>> start Dataset excerpt

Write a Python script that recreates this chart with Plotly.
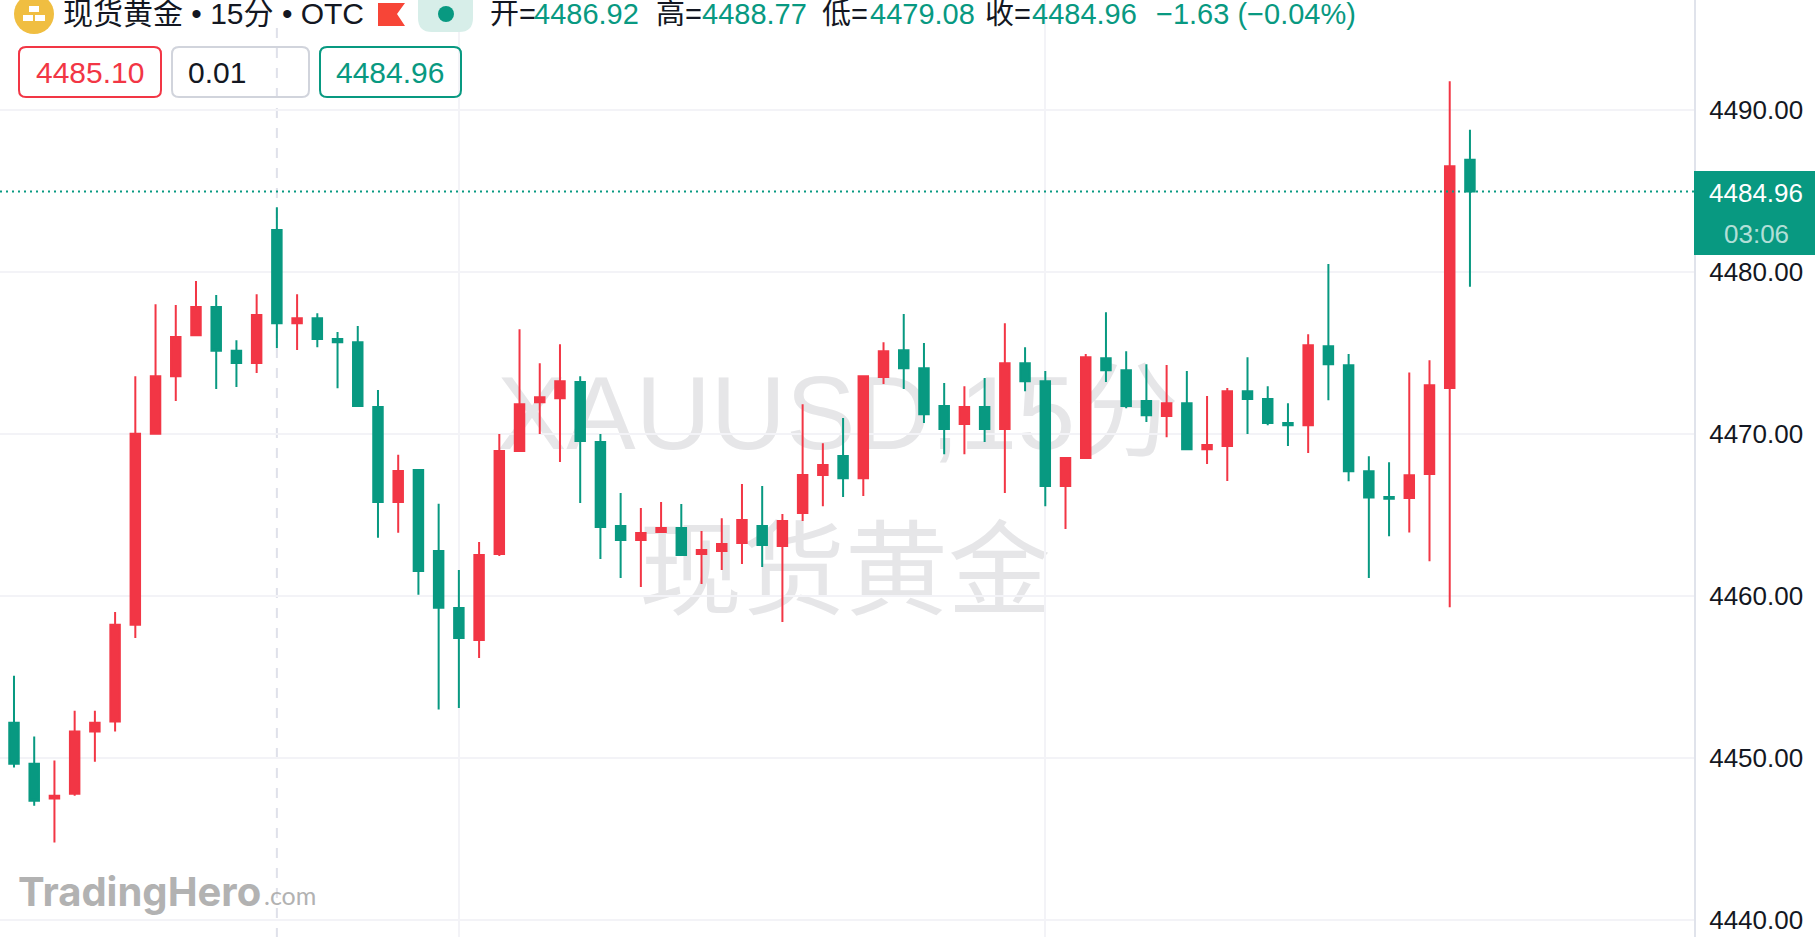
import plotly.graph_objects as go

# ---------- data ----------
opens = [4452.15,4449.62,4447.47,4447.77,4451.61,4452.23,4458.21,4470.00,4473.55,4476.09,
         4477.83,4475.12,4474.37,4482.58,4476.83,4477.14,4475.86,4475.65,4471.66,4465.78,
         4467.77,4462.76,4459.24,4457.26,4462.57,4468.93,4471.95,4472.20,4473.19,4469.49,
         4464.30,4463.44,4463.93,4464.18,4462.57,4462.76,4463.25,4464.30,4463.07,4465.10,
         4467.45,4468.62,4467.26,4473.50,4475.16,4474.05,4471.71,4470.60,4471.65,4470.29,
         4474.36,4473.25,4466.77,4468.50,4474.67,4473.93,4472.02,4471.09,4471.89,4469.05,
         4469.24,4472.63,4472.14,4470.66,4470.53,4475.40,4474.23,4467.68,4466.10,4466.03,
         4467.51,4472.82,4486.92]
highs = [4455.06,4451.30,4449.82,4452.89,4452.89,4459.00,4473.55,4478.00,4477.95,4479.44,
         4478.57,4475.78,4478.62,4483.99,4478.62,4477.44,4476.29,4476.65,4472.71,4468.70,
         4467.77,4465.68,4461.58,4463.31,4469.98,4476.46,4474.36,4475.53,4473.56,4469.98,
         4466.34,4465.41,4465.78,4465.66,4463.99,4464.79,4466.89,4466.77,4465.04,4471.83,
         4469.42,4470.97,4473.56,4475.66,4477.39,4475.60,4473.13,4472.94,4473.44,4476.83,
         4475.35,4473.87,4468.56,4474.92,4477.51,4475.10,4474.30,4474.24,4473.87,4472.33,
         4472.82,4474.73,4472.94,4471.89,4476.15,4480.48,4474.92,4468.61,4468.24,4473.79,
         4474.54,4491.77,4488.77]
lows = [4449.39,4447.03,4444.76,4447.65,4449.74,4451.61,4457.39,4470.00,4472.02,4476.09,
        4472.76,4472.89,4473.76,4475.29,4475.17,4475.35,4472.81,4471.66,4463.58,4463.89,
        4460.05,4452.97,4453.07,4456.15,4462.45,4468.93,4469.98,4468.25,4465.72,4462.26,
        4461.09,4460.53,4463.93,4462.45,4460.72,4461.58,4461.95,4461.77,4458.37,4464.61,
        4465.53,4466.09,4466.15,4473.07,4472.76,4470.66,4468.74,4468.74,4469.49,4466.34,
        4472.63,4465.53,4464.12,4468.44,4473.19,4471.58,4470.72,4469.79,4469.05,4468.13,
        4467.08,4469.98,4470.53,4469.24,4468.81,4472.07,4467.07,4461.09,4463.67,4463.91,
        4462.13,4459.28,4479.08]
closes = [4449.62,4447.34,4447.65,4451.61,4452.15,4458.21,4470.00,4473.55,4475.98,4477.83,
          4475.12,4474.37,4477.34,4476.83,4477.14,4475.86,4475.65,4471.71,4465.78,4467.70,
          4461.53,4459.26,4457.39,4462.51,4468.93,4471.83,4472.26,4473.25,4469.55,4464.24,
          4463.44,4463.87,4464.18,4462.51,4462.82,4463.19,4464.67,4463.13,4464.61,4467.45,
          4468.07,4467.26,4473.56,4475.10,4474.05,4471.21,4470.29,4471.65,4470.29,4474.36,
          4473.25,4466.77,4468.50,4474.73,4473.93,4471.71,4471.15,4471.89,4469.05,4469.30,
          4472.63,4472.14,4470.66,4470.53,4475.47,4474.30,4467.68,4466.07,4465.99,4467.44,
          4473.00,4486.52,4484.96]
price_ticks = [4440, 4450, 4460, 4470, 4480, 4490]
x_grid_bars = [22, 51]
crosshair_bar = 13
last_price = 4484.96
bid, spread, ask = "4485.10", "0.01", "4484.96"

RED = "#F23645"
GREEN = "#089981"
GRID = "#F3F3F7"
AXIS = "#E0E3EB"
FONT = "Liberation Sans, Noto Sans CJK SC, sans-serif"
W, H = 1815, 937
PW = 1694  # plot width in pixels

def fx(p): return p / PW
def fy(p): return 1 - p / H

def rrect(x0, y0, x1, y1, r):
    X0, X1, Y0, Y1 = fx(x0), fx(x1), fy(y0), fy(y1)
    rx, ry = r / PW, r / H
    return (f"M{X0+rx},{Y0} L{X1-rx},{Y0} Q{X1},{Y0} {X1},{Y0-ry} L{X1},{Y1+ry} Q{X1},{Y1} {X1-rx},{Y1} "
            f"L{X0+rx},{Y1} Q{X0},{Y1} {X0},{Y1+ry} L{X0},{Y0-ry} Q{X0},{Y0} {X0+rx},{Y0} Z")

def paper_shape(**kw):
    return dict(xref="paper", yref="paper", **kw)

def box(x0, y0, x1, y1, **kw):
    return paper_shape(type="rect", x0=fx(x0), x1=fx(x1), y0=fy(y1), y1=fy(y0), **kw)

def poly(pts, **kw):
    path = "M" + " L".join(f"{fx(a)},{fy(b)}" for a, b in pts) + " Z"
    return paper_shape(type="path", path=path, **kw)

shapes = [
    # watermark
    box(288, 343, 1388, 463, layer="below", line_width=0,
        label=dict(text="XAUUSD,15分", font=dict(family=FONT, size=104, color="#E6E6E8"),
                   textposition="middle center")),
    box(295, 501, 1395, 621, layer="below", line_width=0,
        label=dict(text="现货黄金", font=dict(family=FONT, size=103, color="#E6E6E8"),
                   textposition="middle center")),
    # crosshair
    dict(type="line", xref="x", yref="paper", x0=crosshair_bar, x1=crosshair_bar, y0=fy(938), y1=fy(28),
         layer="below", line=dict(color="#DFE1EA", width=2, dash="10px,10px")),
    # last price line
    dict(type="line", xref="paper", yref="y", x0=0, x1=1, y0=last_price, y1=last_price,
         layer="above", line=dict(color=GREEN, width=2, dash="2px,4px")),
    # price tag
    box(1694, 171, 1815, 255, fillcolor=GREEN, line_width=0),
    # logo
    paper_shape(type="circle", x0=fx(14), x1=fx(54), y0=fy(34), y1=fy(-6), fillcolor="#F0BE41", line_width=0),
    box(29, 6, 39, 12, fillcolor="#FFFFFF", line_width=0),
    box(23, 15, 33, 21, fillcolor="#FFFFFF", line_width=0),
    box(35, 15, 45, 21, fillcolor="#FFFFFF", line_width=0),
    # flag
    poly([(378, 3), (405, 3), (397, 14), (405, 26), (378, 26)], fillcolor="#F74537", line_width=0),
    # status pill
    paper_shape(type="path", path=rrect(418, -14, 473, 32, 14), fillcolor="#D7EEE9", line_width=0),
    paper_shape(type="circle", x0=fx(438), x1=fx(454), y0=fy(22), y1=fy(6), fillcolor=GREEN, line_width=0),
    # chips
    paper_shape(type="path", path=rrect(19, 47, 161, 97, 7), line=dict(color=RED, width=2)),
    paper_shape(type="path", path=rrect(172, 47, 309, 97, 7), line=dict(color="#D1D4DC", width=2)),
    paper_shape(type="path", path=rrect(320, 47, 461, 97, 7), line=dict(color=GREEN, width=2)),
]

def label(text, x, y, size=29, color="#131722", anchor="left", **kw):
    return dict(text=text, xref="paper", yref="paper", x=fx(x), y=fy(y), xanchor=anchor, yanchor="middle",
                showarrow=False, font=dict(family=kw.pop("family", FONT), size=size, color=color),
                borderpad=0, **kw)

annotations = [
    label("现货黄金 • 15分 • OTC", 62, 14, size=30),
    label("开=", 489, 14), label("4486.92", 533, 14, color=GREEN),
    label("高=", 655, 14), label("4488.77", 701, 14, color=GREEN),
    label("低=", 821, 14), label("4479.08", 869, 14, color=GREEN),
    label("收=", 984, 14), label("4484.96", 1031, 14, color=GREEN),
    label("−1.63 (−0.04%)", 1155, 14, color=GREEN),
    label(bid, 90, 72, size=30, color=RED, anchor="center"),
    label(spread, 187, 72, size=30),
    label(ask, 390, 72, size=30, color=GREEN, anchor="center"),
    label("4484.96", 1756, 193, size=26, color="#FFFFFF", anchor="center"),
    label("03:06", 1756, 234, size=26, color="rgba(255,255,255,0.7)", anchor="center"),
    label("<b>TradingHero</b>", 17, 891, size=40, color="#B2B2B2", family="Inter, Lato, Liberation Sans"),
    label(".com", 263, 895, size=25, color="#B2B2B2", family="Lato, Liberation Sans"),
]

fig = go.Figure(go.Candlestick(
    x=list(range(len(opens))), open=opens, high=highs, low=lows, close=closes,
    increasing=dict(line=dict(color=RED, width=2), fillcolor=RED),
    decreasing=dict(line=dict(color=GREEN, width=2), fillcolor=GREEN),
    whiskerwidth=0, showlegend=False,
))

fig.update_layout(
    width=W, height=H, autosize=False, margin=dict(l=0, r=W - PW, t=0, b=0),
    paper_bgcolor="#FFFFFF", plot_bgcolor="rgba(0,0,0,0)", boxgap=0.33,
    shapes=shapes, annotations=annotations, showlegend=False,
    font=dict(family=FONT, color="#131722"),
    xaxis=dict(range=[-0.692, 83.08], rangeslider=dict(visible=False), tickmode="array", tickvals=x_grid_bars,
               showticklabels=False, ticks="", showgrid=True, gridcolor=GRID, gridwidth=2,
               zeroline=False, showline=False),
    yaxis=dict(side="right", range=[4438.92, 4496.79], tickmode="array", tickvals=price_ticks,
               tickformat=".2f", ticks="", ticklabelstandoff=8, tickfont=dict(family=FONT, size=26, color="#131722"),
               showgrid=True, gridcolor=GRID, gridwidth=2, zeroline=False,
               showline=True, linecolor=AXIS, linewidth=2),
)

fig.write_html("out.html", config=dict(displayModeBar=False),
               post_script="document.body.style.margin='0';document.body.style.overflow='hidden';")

>> end Dataset excerpt

*Written exercise*. Return exactly what appears from the opening line of the material through the line with "import plotly.graph_objects as go", apart from the pictures.

*The output*.
Write a Python script that recreates this chart with Plotly.
import plotly.graph_objects as go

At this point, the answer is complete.